§ **Problem details**
All lines below must be repeated exactly, with the pictures omitted.

§ **Data provided**
*****

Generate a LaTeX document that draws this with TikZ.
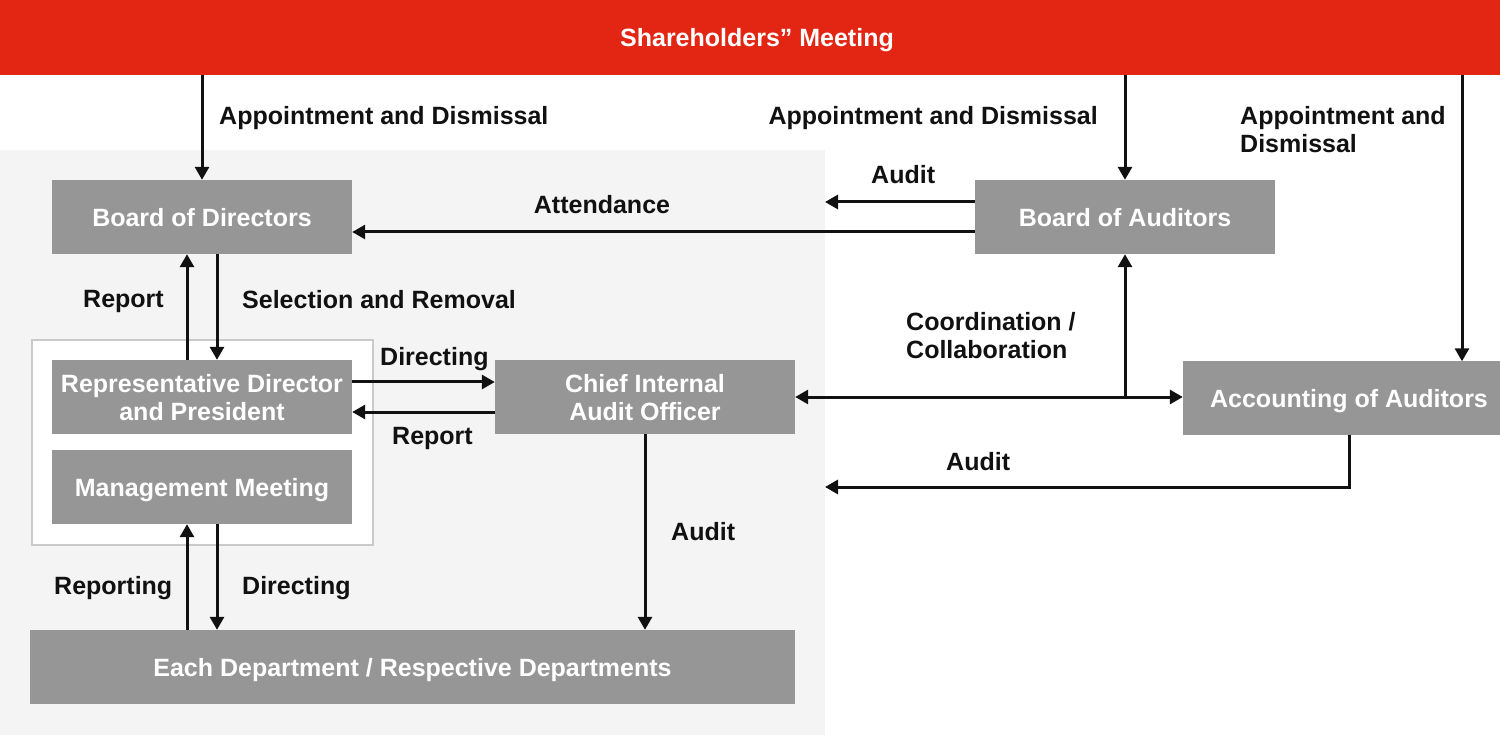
\documentclass[tikz,border=0pt]{standalone}
\usepackage{fontspec}
\setmainfont{Liberation Sans}
\usetikzlibrary{arrows.meta}
\definecolor{redbar}{HTML}{E32613}
\definecolor{boxgray}{HTML}{969696}
\definecolor{bggray}{HTML}{F4F4F4}
\definecolor{framegray}{HTML}{CACACA}
\definecolor{ink}{HTML}{111111}
\begin{document}
\begin{tikzpicture}[x=1pt,y=-1pt,
  font=\fontsize{25}{28}\selectfont\bfseries,
  box/.style={fill=boxgray,text=white,inner sep=0pt,align=center,minimum height=74pt,text depth=0pt},
  lbl/.style={text=ink,inner sep=0pt,align=left,text depth=0pt},
  arr/.style={draw=ink,line width=3pt,-{Triangle[length=13pt,width=14pt]}},
  dbl/.style={draw=ink,line width=3pt,{Triangle[length=13pt,width=14pt]}-{Triangle[length=13pt,width=14pt]}},
  ln/.style={draw=ink,line width=3pt}]
\useasboundingbox (0,0) rectangle (1500,735);
\fill[white] (0,0) rectangle (1500,735);
\fill[bggray] (0,150) rectangle (825,735);
% nodes
\node[fill=redbar,text=white,minimum width=1500pt,minimum height=75pt,inner sep=0pt,text depth=0pt] (sh) at (750,37.5) {\hspace{14pt}Shareholders” Meeting};
\node[draw=framegray,line width=2.5pt,fill=white,minimum width=341pt,minimum height=205pt,inner sep=0pt] (grp) at (202.5,442.5) {};
\node[box,minimum width=300pt] (bod) at (202,217) {Board of Directors};
\node[box,minimum width=300pt] (boa) at (1125,217) {Board of Auditors};
\node[box,minimum width=300pt] (rep) at (202,397) {Representative Director\\and President};
\node[box,minimum width=300pt] (mm) at (202,487) {Management Meeting};
\node[box,minimum width=300pt] (ciao) at (645,397) {Chief Internal\\Audit Officer};
\node[box,minimum width=317pt,minimum height=73pt] (acc) at (1341.5,398) {\hspace{15pt}Accounting of Auditors};
\node[box,minimum width=765pt] (dept) at (412.5,667) {Each Department / Respective Departments};
% coordinates
\coordinate (accin) at ([xshift=120.5pt]acc.north);
\coordinate (auditL) at (825,202);
\coordinate (auditL2) at (825,487);
\coordinate (accout) at ([xshift=7.5pt]acc.south);
\coordinate (mmL) at ([xshift=-15pt]mm.south);
\coordinate (mmR) at ([xshift=15pt]mm.south);
% connectors
\draw[arr] (bod.north |- sh.south) -- (bod.north);
\draw[arr] (boa.north |- sh.south) -- (boa.north);
\draw[arr] (accin |- sh.south) -- (accin);
\draw[arr] (boa.west |- auditL) -- (auditL);
\draw[arr] ([yshift=-15pt]boa.west) -- ([yshift=-15pt]bod.east);
\draw[arr] ([xshift=-15pt]rep.north) -- ([xshift=-15pt]bod.south);
\draw[arr] ([xshift=15pt]bod.south) -- ([xshift=15pt]rep.north);
\draw[arr] ([yshift=15pt]rep.east) -- ([yshift=15pt]ciao.west);
\draw[arr] ([yshift=-15pt]ciao.west) -- ([yshift=-15pt]rep.east);
\draw[dbl] (ciao.east) -- (ciao.east -| acc.west);
\draw[arr] (ciao.east -| boa.south) -- (boa.south);
\draw[arr] (accout) |- (auditL2);
\draw[arr] (ciao.south) -- (ciao.south |- dept.north);
\draw[arr] (mmL |- dept.north) -- (mmL);
\draw[arr] (mmR) -- (mmR |- dept.north);
% labels
\node[lbl,anchor=west] (l1) at (219,115) {Appointment and Dismissal};
\node[lbl,anchor=east] (l2) at (1098,115) {Appointment and Dismissal};
\node[lbl,anchor=west] (l3) at (1240,129) {Appointment and\\Dismissal};
\node[lbl,anchor=west] (l4) at (871,174) {Audit};
\node[lbl] (l5) at (602,204) {Attendance};
\node[lbl,anchor=west] (l6) at (83,299) {Report};
\node[lbl,anchor=west] (l7) at (242,299) {Selection and Removal};
\node[lbl,anchor=west] (l8) at (380,356) {Directing};
\node[lbl,anchor=west] (l9) at (392,436) {Report};
\node[lbl,anchor=west] (l10) at (906,335) {Coordination /\\Collaboration};
\node[lbl,anchor=west] (l11) at (946,461) {Audit};
\node[lbl,anchor=west] (l12) at (671,531) {Audit};
\node[lbl,anchor=west] (l13) at (54,585) {Reporting};
\node[lbl,anchor=west] (l14) at (242,585) {Directing};
\end{tikzpicture}
\end{document}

*****

§ **Exercise answer**
Generate a LaTeX document that draws this with TikZ.
\documentclass[tikz,border=0pt]{standalone}
\usepackage{fontspec}
\setmainfont{Liberation Sans}
\usetikzlibrary{arrows.meta}
\definecolor{redbar}{HTML}{E32613}
\definecolor{boxgray}{HTML}{969696}
\definecolor{bggray}{HTML}{F4F4F4}
\definecolor{framegray}{HTML}{CACACA}
\definecolor{ink}{HTML}{111111}
\begin{document}
\begin{tikzpicture}[x=1pt,y=-1pt,
  font=\fontsize{25}{28}\selectfont\bfseries,
  box/.style={fill=boxgray,text=white,inner sep=0pt,align=center,minimum height=74pt,text depth=0pt},
  lbl/.style={text=ink,inner sep=0pt,align=left,text depth=0pt},
  arr/.style={draw=ink,line width=3pt,-{Triangle[length=13pt,width=14pt]}},
  dbl/.style={draw=ink,line width=3pt,{Triangle[length=13pt,width=14pt]}-{Triangle[length=13pt,width=14pt]}},
  ln/.style={draw=ink,line width=3pt}]
\useasboundingbox (0,0) rectangle (1500,735);
\fill[white] (0,0) rectangle (1500,735);
\fill[bggray] (0,150) rectangle (825,735);
% nodes
\node[fill=redbar,text=white,minimum width=1500pt,minimum height=75pt,inner sep=0pt,text depth=0pt] (sh) at (750,37.5) {\hspace{14pt}Shareholders” Meeting};
\node[draw=framegray,line width=2.5pt,fill=white,minimum width=341pt,minimum height=205pt,inner sep=0pt] (grp) at (202.5,442.5) {};
\node[box,minimum width=300pt] (bod) at (202,217) {Board of Directors};
\node[box,minimum width=300pt] (boa) at (1125,217) {Board of Auditors};
\node[box,minimum width=300pt] (rep) at (202,397) {Representative Director\\and President};
\node[box,minimum width=300pt] (mm) at (202,487) {Management Meeting};
\node[box,minimum width=300pt] (ciao) at (645,397) {Chief Internal\\Audit Officer};
\node[box,minimum width=317pt,minimum height=73pt] (acc) at (1341.5,398) {\hspace{15pt}Accounting of Auditors};
\node[box,minimum width=765pt] (dept) at (412.5,667) {Each Department / Respective Departments};
% coordinates
\coordinate (accin) at ([xshift=120.5pt]acc.north);
\coordinate (auditL) at (825,202);
\coordinate (auditL2) at (825,487);
\coordinate (accout) at ([xshift=7.5pt]acc.south);
\coordinate (mmL) at ([xshift=-15pt]mm.south);
\coordinate (mmR) at ([xshift=15pt]mm.south);
% connectors
\draw[arr] (bod.north |- sh.south) -- (bod.north);
\draw[arr] (boa.north |- sh.south) -- (boa.north);
\draw[arr] (accin |- sh.south) -- (accin);
\draw[arr] (boa.west |- auditL) -- (auditL);
\draw[arr] ([yshift=-15pt]boa.west) -- ([yshift=-15pt]bod.east);
\draw[arr] ([xshift=-15pt]rep.north) -- ([xshift=-15pt]bod.south);
\draw[arr] ([xshift=15pt]bod.south) -- ([xshift=15pt]rep.north);
\draw[arr] ([yshift=15pt]rep.east) -- ([yshift=15pt]ciao.west);
\draw[arr] ([yshift=-15pt]ciao.west) -- ([yshift=-15pt]rep.east);
\draw[dbl] (ciao.east) -- (ciao.east -| acc.west);
\draw[arr] (ciao.east -| boa.south) -- (boa.south);
\draw[arr] (accout) |- (auditL2);
\draw[arr] (ciao.south) -- (ciao.south |- dept.north);
\draw[arr] (mmL |- dept.north) -- (mmL);
\draw[arr] (mmR) -- (mmR |- dept.north);
% labels
\node[lbl,anchor=west] (l1) at (219,115) {Appointment and Dismissal};
\node[lbl,anchor=east] (l2) at (1098,115) {Appointment and Dismissal};
\node[lbl,anchor=west] (l3) at (1240,129) {Appointment and\\Dismissal};
\node[lbl,anchor=west] (l4) at (871,174) {Audit};
\node[lbl] (l5) at (602,204) {Attendance};
\node[lbl,anchor=west] (l6) at (83,299) {Report};
\node[lbl,anchor=west] (l7) at (242,299) {Selection and Removal};
\node[lbl,anchor=west] (l8) at (380,356) {Directing};
\node[lbl,anchor=west] (l9) at (392,436) {Report};
\node[lbl,anchor=west] (l10) at (906,335) {Coordination /\\Collaboration};
\node[lbl,anchor=west] (l11) at (946,461) {Audit};
\node[lbl,anchor=west] (l12) at (671,531) {Audit};
\node[lbl,anchor=west] (l13) at (54,585) {Reporting};
\node[lbl,anchor=west] (l14) at (242,585) {Directing};
\end{tikzpicture}
\end{document}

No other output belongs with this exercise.